Thursday, 19 November 2015

The Story of Eustacia and the 和食検定

If you have me on Google+, then you know that some time back, I got a piece of paper that says that I have gotten the third grade (三級) for the introductory level (初級レベル) of the 和食検定 (washoku kentei).

The 和食検定 is basically a test of your theoretical knowledge of Japanese cuisine. Alas, it does not include a practical component, so this in no way means I can cook delicious Japanese food. It just means that when I sprout of random facts, I have a piece of paper that implies that I have a a 71% chance of getting the fact correct (although the fact that I remembered the fact would make that percentage higher, I think).

So the test is divided into three levels, of which, I took the easiest. And from the three grades you can get, I got the lowest. But I'm just happy to pass. It was a one hour test, with 100 multiple choice questions, all in Japanese, so I was basically racing through the whole thing.

Speaking of the test, the reason why I took it was... odd, even for me.

Basically, I was at Infini and was flipping through some of the books they have on display. I saw the textbook for the introductory level and really, really wanted a reason to get it (it was half in Japanese, and half in English). So I figured, if I took the test, then I'd have to get the book. Not the best of logic, but that was my main reason for taking the test.

The day of the test also happened to be the day of a company meeting in Osaka, like I mentioned in the job hunting update post. I was actually worrying about how late I was going to be as I was making my way to what I thought was the exam venue - Infini.

When I got there though, I was informed that this wasn't the test venue. Ooops. And I realised that I had forgotten the admission card thing. Double oops. But, being the kiasu person that I am, I actually arrived there 40 minutes early. We found out that the venue was in Hakata, and I hopped into a cab and made my way there (it turned out to be really close - thank you, Fukuoka, for being such a small city). When I got there, there was a bit of a problem finding the place, but I got there, and received a substitute admissions card too. Problems mostly solved.

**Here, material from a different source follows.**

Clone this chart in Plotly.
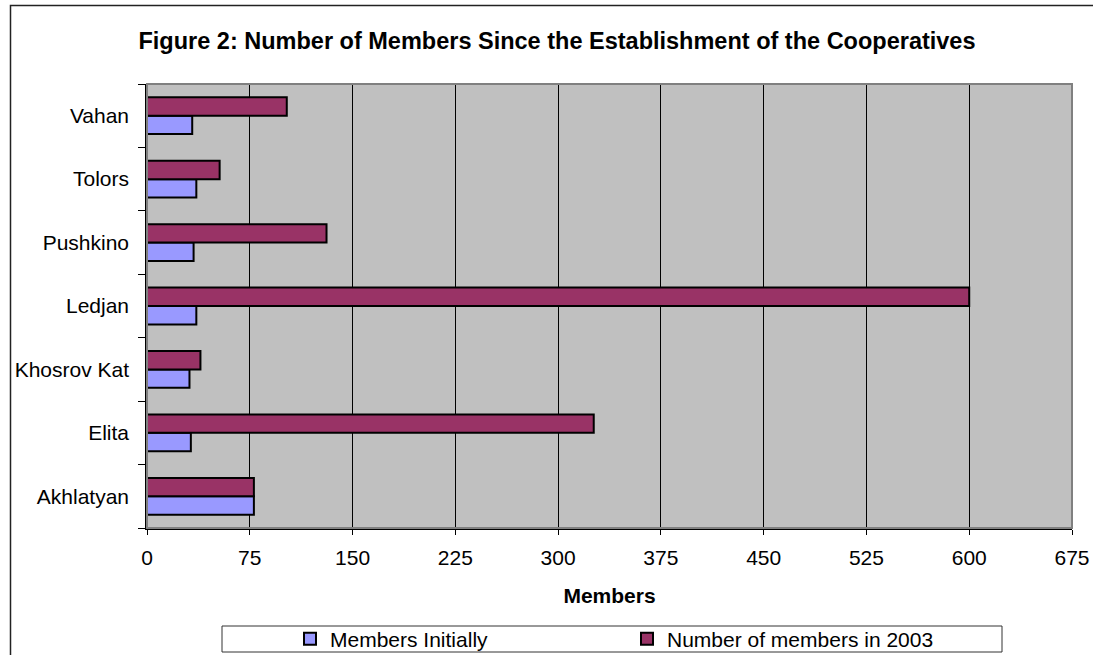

By the way, there were only 5 (well, there were 6 seats prepared, but only 5 people appeared)  people taking the introductory course, and I think most of them were working adults. I was totally the odd one out.

After the test, I basically rushed to Hakata station, which turned out to be a 5 minute walk away. That's even better than my finishing school, which required me to change trains once and would have taken 20 minutes. So I got to board an earlier shinkansen (although after that, I got a little bit lost in Osaka due to about 3 similarly named buildings).

Ok, so this isn't really a story after all. It's more of me rambling on about how the test went and why I took it. Despite my silly reasons for taking the test, I'm quite glad I was impulsive enough to do it. I enjoyed learning about Japanese cuisine, and it was a fun challenge.